From time to time in “Kreatur” the dancers vocalize in various ways. A woman repeatedly shouts at another to stop crying, or the dancers make incoherent sounds, or attempt to communicate with one another in gibberish that is not understood.

In one of the most spectacular moments, a figure covered in long glittering spikes enters to the distorted sound of the Arabian dance from Tchaikovsky’s “Nutcracker.” The figure attacks and seems to kill various people before being de-costumed, so to speak, to reveal a woman beneath. Unpleasantness of one kind and another continues, including a scene where the group members attempt to copulate but do not know how, attacking all the wrong body parts in an image that could have been inspired by Hieronymus Bosch. “Kreatur” ends with a single person imprisoned in one of the transparent sheets. She is spotlighted, with darkness all around.
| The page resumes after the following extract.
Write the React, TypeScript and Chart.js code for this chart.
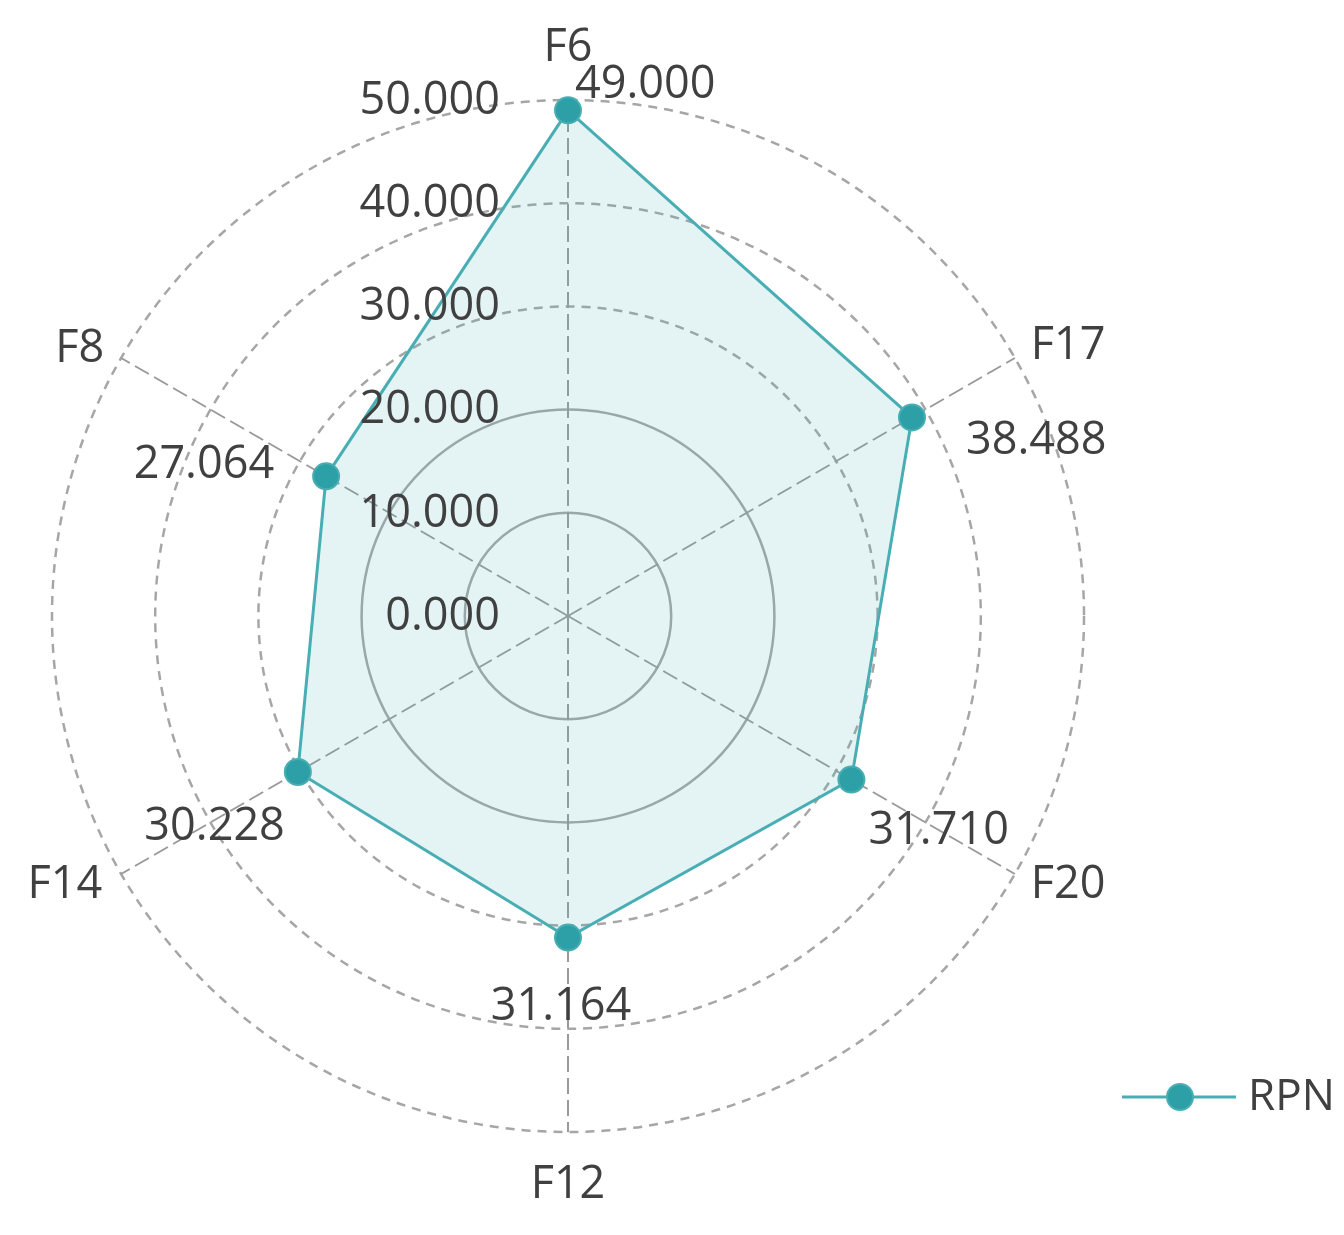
import React, { useEffect, useRef } from "react";
import { Chart, registerables } from "chart.js";

Chart.register(...registerables);

const categories = ["F6", "F17", "F20", "F12", "F14", "F8"];
const rpnValues = [49.0, 38.488, 31.71, 31.164, 30.228, 27.064];
const tickValues = [0, 10, 20, 30, 40, 50];
const seriesName = "RPN";

const FONT = '"Open Sans", "DejaVu Sans", sans-serif';
const TEXT = "#404040";
const TEAL = "rgb(72, 174, 180)";
const MARKER = "rgb(44, 160, 166)";
const GRID = "#a6a6a6";

// where each value label sits relative to its point
const valuePlacement = [
  { align: "left", dx: 7, dy: -25 },
  { align: "left", dx: 54, dy: 24 },
  { align: "left", dx: 17, dy: 52 },
  { align: "center", dx: -7, dy: 70 },
  { align: "right", dx: -13, dy: 55 },
  { align: "right", dx: -52, dy: -11 },
];

// small nudges of category labels from their axis end
const labelNudge = [
  { dx: 0, dy: -2 },
  { dx: 10, dy: 13 },
  { dx: 10, dy: -14 },
  { dx: 0, dy: 3 },
  { dx: -13, dy: -14 },
  { dx: 2, dy: 16 },
];

const overlayPlugin = {
  id: "overlay",
  afterDatasetsDraw(chart: any) {
    const ctx = chart.ctx;
    const scale = chart.scales.r;
    ctx.save();
    ctx.fillStyle = TEXT;
    ctx.font = `45px ${FONT}`;
    ctx.textBaseline = "middle";

    // radial tick labels, right-aligned left of the vertical axis
    ctx.textAlign = "right";
    tickValues.forEach((v) => {
      const y = scale.yCenter - scale.getDistanceFromCenterForValue(v);
      ctx.fillText(v.toFixed(3), scale.xCenter - 68, y + 1);
    });

    // category labels
    ctx.textAlign = "center";
    categories.forEach((c, i) => {
      const p = scale.getPointPosition(i, scale.drawingArea + 50);
      ctx.fillText(c, p.x + labelNudge[i].dx, p.y + labelNudge[i].dy);
    });

    // value labels
    const meta = chart.getDatasetMeta(0);
    meta.data.forEach((pt: any, i: number) => {
      const pl = valuePlacement[i];
      ctx.textAlign = pl.align;
      ctx.fillText(rpnValues[i].toFixed(3), pt.x + pl.dx, pt.y + pl.dy);
    });

    // legend (line + marker + text) at bottom right
    const ly = 1097;
    ctx.strokeStyle = TEAL;
    ctx.lineWidth = 3;
    ctx.beginPath();
    ctx.moveTo(1122, ly);
    ctx.lineTo(1236, ly);
    ctx.stroke();
    ctx.beginPath();
    ctx.arc(1180, ly, 13, 0, Math.PI * 2);
    ctx.fillStyle = MARKER;
    ctx.fill();
    ctx.lineWidth = 2;
    ctx.strokeStyle = TEAL;
    ctx.stroke();
    ctx.fillStyle = TEXT;
    ctx.font = `44px ${FONT}`;
    ctx.textAlign = "left";
    ctx.fillText(seriesName, 1248, ly);

    ctx.restore();
  },
};

export default function App() {
  const canvasRef = useRef<HTMLCanvasElement | null>(null);

  useEffect(() => {
    if (!canvasRef.current) return;
    const chart = new Chart(canvasRef.current, {
      type: "radar",
      data: {
        labels: categories,
        datasets: [
          {
            label: seriesName,
            data: rpnValues,
            borderColor: TEAL,
            borderWidth: 3,
            backgroundColor: "rgba(75, 172, 178, 0.15)",
            fill: true,
            pointRadius: 13,
            pointBackgroundColor: MARKER,
            pointBorderColor: TEAL,
            pointBorderWidth: 2,
          },
        ],
      },
      options: {
        responsive: false,
        animation: false,
        layout: { padding: { left: 52, top: 100, right: 260, bottom: 103 } },
        plugins: {
          legend: { display: false },
          tooltip: { enabled: false },
        },
        scales: {
          r: {
            min: 0,
            max: 50,
            ticks: { stepSize: 10, display: false, showLabelBackdrop: false },
            pointLabels: { display: false },
            grid: {
              circular: true,
              color: GRID,
              lineWidth: 2.5,
            },
            border: {
              dash: (c: any) => (c.tick && c.tick.value >= 30 ? [9, 7] : []),
            },
            angleLines: {
              display: true,
              color: "#9a9a9a",
              lineWidth: 2,
              borderDash: [16, 6],
            },
          },
        },
      },
      plugins: [overlayPlugin],
    } as any);
    return () => chart.destroy();
  }, []);

  return (
    <div style={{ position: "fixed", left: 0, top: 0, width: 1344, height: 1235, background: "#fff" }}>
      <canvas ref={canvasRef} width={1344} height={1235} />
    </div>
  );
}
Scene from Sasha Waltz's "Kreatur." Photo: Stephanie Berger

Throughout “Kreatur” the movement is one in which bodies writhe, contort, flail, kick, shudder, shake, jerk, punch, and violently push and pull. The action may suddenly freeze, but the resulting pose is nearly always agonized.

Waltz makes a point of collaboration, and certainly van Herpen’s costumes play an important part in the production, despite the fact that much of the time they consist only of the nude trunks already mentioned. In some sections, though, interesting black mesh tops and wraps are added, not to mention the arresting spiked costume.

Even more important than the costumes is the Soundwalk Collective’s sound score. According to the program, it is made up of factory sounds from sources in several industrial sites around Germany. It is extremely effective in its pounding mechanical rhythms, whistles, chugs, and metallic clangs. It also includes human voices that say things like  “la vie est fantastique!” or sing a cloying song about love.

“Kreatur” is probably half and hour too long, but perhaps that’s the point:  unremitting fear and violence that allows no escape.